前掲したDUO掲載の「シモーヌ」をよく見たら欄外に”妹が姉の私を差し置いて見合いをした。なぜ私のところには見合い話が来ないのだ」(注:意訳してます)てな事が書かれていた。少なくても結婚で漫画家を辞めたわけではなさそうだ。 ♂月♀日 古書市場で仕入れた漫画の束に汐見朝子『ベッドの鉄人』(宙出版:エメラルドコミック)が3冊ほど混ざっていた。どうも汐見朝子というと1970年代前半のりぼん誌における”下町の貧乏な少女が不幸にもにもめげず点点点”という「7さつぶんの幸せ」とか「幸せ通り10番地」あたりのイメージ(好きなんですけどね)が脳内に濃厚にインプリンティングされているので、「ベッドの鉄人」のようなヌトヌトのグチョグチョの作風(大好きなんですけどね)を見ると、そのあまりの作風のギャップに頭がクラクラしちゃう。
『ベッドの鉄人』という作品は、そのタイトルから推察されるようにSEXの達人が性の問題でお困りの方々をSEXテクニックでもってカウンセリングするという1話完結形式の作品である。掲載は多分、宙出版の『AYA』というレディースコミック雑誌で途中から『スペシャルAYA』移行したようだ。最初の単行本が1999年の出版で、昨年でた『スペシャルAYA
2009年4月号』(これ以降刊行が停止している)にも掲載されていたので、途中休筆がなければなければ10年以上連載が続いていた筈だ。

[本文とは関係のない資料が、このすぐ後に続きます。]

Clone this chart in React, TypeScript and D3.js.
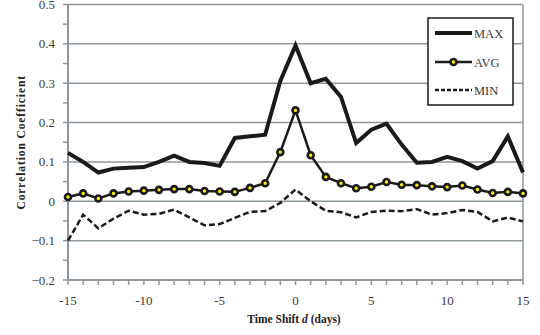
import React from "react";
import * as d3 from "d3";

const shifts = d3.range(-15, 16);
const maxValues = [0.123, 0.1, 0.073, 0.083, 0.085, 0.087, 0.1, 0.116, 0.1, 0.097, 0.09, 0.161, 0.165, 0.169, 0.306, 0.396, 0.3, 0.311, 0.265, 0.148, 0.182, 0.197, 0.144, 0.098, 0.1, 0.113, 0.102, 0.083, 0.102, 0.165, 0.073];
const avgValues = [0.011, 0.02, 0.007, 0.02, 0.025, 0.027, 0.029, 0.031, 0.031, 0.026, 0.025, 0.024, 0.034, 0.046, 0.125, 0.231, 0.117, 0.062, 0.046, 0.033, 0.037, 0.049, 0.042, 0.041, 0.038, 0.036, 0.04, 0.03, 0.021, 0.024, 0.02];
const minValues = [-0.1, -0.034, -0.069, -0.044, -0.024, -0.034, -0.032, -0.021, -0.041, -0.061, -0.058, -0.042, -0.027, -0.025, -0.004, 0.03, 0.0, -0.024, -0.028, -0.041, -0.027, -0.024, -0.025, -0.02, -0.034, -0.03, -0.022, -0.027, -0.051, -0.041, -0.051];
const xTickLabels = [-15, -10, -5, 0, 5, 10, 15];
const yTickLabels = [-0.2, -0.1, 0, 0.1, 0.2, 0.3, 0.4, 0.5];
const legendItems = ["MAX", "AVG", "MIN"];

export default function App() {
  const W = 540, H = 335;
  const left = 68, right = 523, top = 4.5, bottom = 280;
  const x = d3.scaleLinear().domain([-15, 15]).range([left, right]);
  const y = d3.scaleLinear().domain([-0.2, 0.5]).range([bottom, top]);
  const grid = "#8e979e";
  const textColor = "#3a3a3a";
  const font = "Liberation Serif, serif";

  const line = d3.line<number>().x((_, i) => x(shifts[i])).y((v) => y(v));
  const minorY = d3.range(-0.2, 0.5001, 0.05);

  const legendX = 428, legendY = 18;
  const rowY = [33, 62, 90];

  return (
    <svg width={W} height={H} style={{ position: "fixed", left: 0, top: 0, background: "#fff", fontFamily: font }}>
      <rect x={0} y={0} width={W} height={H} fill="#fff" />
      {yTickLabels.map((t) => (
        <line key={"g" + t} x1={left} x2={right} y1={y(t)} y2={y(t)} stroke={grid} strokeWidth={1.5} />
      ))}
      <line x1={right} x2={right} y1={top} y2={bottom} stroke={grid} strokeWidth={1.5} />
      <line x1={left} x2={left} y1={top - 0.5} y2={bottom + 0.5} stroke={grid} strokeWidth={2} />
      <line x1={left} x2={right} y1={bottom} y2={bottom} stroke={grid} strokeWidth={2} />
      {minorY.map((t, i) => (
        <line key={"my" + i} x1={left - 5} x2={left} y1={y(t)} y2={y(t)} stroke={grid} strokeWidth={1.5} />
      ))}
      {shifts.map((d) => (
        <line key={"mx" + d} x1={x(d)} x2={x(d)} y1={bottom} y2={bottom + 5} stroke={grid} strokeWidth={1.5} />
      ))}
      {yTickLabels.map((t) => (
        <text key={"yl" + t} x={55} y={y(t) + 4.5} textAnchor="end" fontSize={13} fill={textColor}>
          {t === 0 ? "0" : d3.format(".1f")(t)}
        </text>
      ))}
      {xTickLabels.map((t) => (
        <text key={"xl" + t} x={x(t)} y={305} textAnchor="middle" fontSize={13} fill={textColor}>
          {t}
        </text>
      ))}
      <text transform={`translate(25,${(top + bottom) / 2}) rotate(-90)`} textAnchor="middle" fontSize={11.5} fontWeight="bold" letterSpacing={0.9} fill="#222">
        Correlation Coefficient
      </text>
      <text x={294} y={323} textAnchor="middle" fontSize={11.5} fontWeight="bold" fill="#222">
        Time Shift <tspan fontStyle="italic">d</tspan> (days)
      </text>

      <path d={line(minValues) || ""} fill="none" stroke="#1a1a1a" strokeWidth={2.5} strokeDasharray="6,3" />
      <path d={line(maxValues) || ""} fill="none" stroke="#1a1a1a" strokeWidth={4} strokeLinejoin="miter" />
      <path d={line(avgValues) || ""} fill="none" stroke="#1a1a1a" strokeWidth={2.5} />
      {avgValues.map((v, i) => (
        <circle key={"c" + i} cx={x(shifts[i])} cy={y(v)} r={3} fill="#ffee00" stroke="#1a1a1a" strokeWidth={2.6} />
      ))}

      <rect x={legendX} y={legendY} width={85} height={87} fill="#fff" stroke="#1a1a1a" strokeWidth={1.5} />
      {legendItems.map((name, i) => (
        <g key={name}>
          {name === "MAX" && <line x1={435} x2={472} y1={rowY[i]} y2={rowY[i]} stroke="#1a1a1a" strokeWidth={4} />}
          {name === "AVG" && (
            <g>
              <line x1={435} x2={472} y1={rowY[i]} y2={rowY[i]} stroke="#1a1a1a" strokeWidth={2.5} />
              <circle cx={453.5} cy={rowY[i]} r={3} fill="#ffee00" stroke="#1a1a1a" strokeWidth={2.6} />
            </g>
          )}
          {name === "MIN" && <line x1={435} x2={472} y1={rowY[i]} y2={rowY[i]} stroke="#1a1a1a" strokeWidth={2.5} strokeDasharray="4,2" />}
          <text x={474} y={rowY[i] + 4.5} fontSize={12.5} fill={textColor}>{name}</text>
        </g>
      ))}
    </svg>
  );
}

単行本に関しては、1999年から2001年にかけて最低8冊は出ていたようだ。なぜ出ていたようだなどと、曖昧な書き方をするかと言えば、アマゾン辺りのサイトで調べても刊行データがハッキリしない点があるからだ。なぜハッキリしないかといえば、この単行本には通巻表記が無く各巻にサブタイトルが付けられているだけで、しかも単行本の刊行が雑誌掲載順ではなくて、テーマ(性的嗜好?)毎に再編集されている。一応8冊のサブタイトルを挙げてみる。 <悶絶!!人妻の巻> <悦楽の初体験の巻> <喜悦に溺れる未亡人の巻> <不感症なんてない!の巻> <禁断のSM調教の巻> <
セックスレスなんて怖くないの巻> <バイブが気持ちいいの巻> <ああ絶頂へ…イキたいの巻 > サブタイトルだけでもナカナカそそるでしょ(笑)。内容はネトネトグチョグチョで”SM調教”的なネタがあっても、なぜか作風はライトで陰湿な感じがしないのも長続きした理由じゃないのだろうか。作品としても結構面白いので、見付ければ集めるようにしているのだが、それほど売れなかったのかあまり古書市場でも見かけない。昔の少女漫画家がレディスとはいえ今でも活躍しているのを見るとちょっと嬉しい。でも最終ページに大ゴマ使ってバイブレーターが”デン!”とデッカク描かれているのを見るとやっぱりちょっと萎えちゃう。 △月☆日
漫画読みとしてはもう老頭児(ロートル)なんで、最近は『花とゆめ』とか『りぼん』はおろか、少年マンガ誌すら読めなくなっちゃって、自分で購入する新刊雑誌はもっぱら『ビッグコミック』か『ビッグコミック・オリジナル』とそれらの増刊号くらいしかない。半年ほど前から『ビッグコミック・オリジナル増刊号』で、ちょっとお気に入りの作品が毎回掲載されている。野村知沙「看護助手のナナちゃん」という作品だ。作者の野村知沙は、近年『イブニング』誌でヒットした「とろける鉄工所」の野村宗弘の奥さんだそうだ。 「看護助手のナナちゃん」という作品は、自身が看護助手をしていた時代の体験を元に描いているそうである。ものすごく単純な絵柄なのに、主人公のナナちゃんの明るくひたむきな性格が絵柄からにじみ出てくる。なんだかマンガという表現手法って凄いなと思わせる作品である。